Investigation of the Role of SMCHD1 in X-Chromosome Inactivation

Abstract

X-chromosome inactivation (XCI) silences one of the two X chromosomes in female mammals to equalize dosage of X-linked genes between sexes. This process is controlled by the long noncoding Xist RNA, which triggers gene silencing by recruiting various repressive factors to the inactive X chromosome (Xi). During XCI, the Xi also undergoes refolding into a unique 3D architecture. Whereas other chromosomes are folded into an active A compartment and an inactive B compartment, these compartments are lost on the Xi. How the Xi folds into this “compartment-less” structure is unclear. One of the factors enriched on the Xi is structural-maintenance-of-chromosomes hinge domain containing 1 (SMCHD1). SMCHD1 shares similarity with SMC proteins, a protein family critical for chromosome architecture. I therefore tested the hypothesis that SMCHD1 controls the folding of the Xi. In cells lacking SMCHD1, I found that the Xi becomes partitioned into two large compartments. These unique compartments, dubbed as “S1” and “S2” compartments, are distinct from A/B compartments. During XCI, A/B compartments are first remodeled into S1/S2 compartments. SMCHD1 then merges S1/S2 to create the “compartment-less” Xi. Furthermore, in the absence of SMCHD1, S1/S2 compartments persist, coinciding with defective silencing of Xi genes. Thus, the Xi compartments are folded in a stepwise manner, a process critical for gene silencing.

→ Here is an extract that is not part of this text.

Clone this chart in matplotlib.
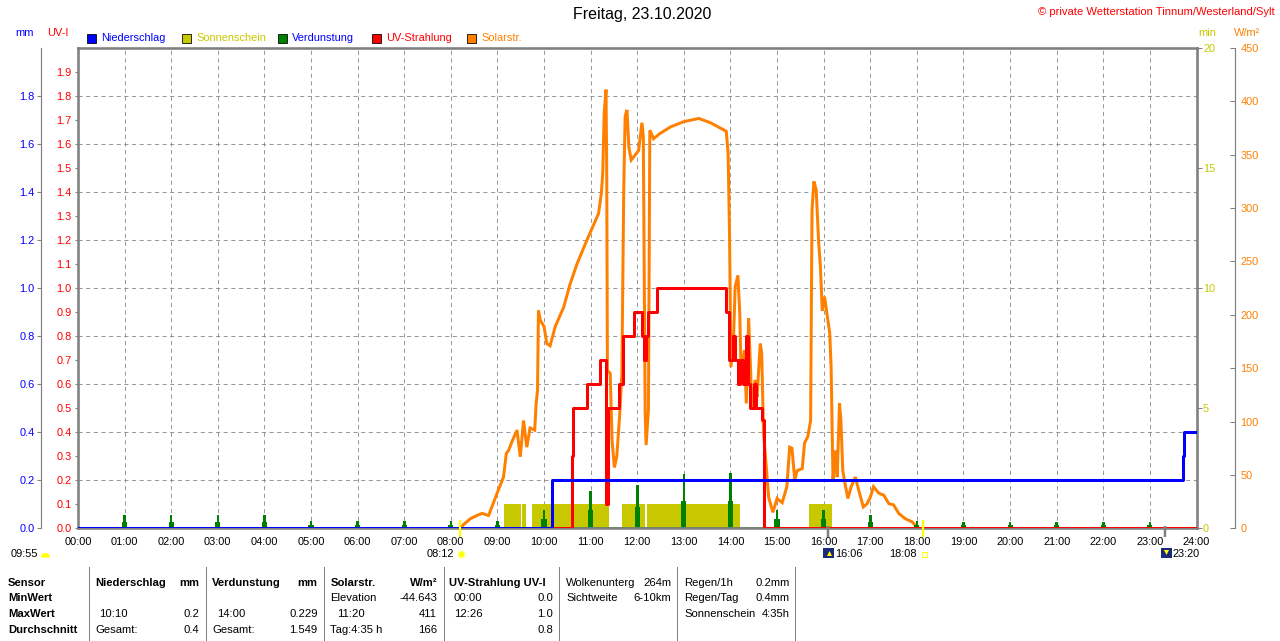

To dissect the stepwise folding mechanism, I examined the relationship between S1/S2 compartments and Xist. Intriguingly, partitioning into S1/S2 compartments requires Xist. Furthermore, Xist does so by enriching Polycomb repressive complex 1 (PRC1), a self-associating protein complex, in the S1 compartment. PRC1 then facilitates SMCHD1 recruitment to continue Xi remodeling. Thus, the stepwise folding is mediated by the collaboration between PRC1 and SMCHD1. In humans, heterozygous SMCHD1 mutations are associated with facioscapulohumeral muscular dystrophy type 2 (FSHD2) and Bosma arhinia microphthalmia syndrome (BAMS). However, it is unclear if these mutations affect XCI. I reanalyzed published RNA-seq data and found that X-linked genes are not dysregulated in female FSHD2 and BAMS patients. Thus, disease-associated SMCHD1 mutations do not impair XCI, consistent with the absence of a sex bias in disease incidence or clinical severity in patients with FSHD2 and BAMS.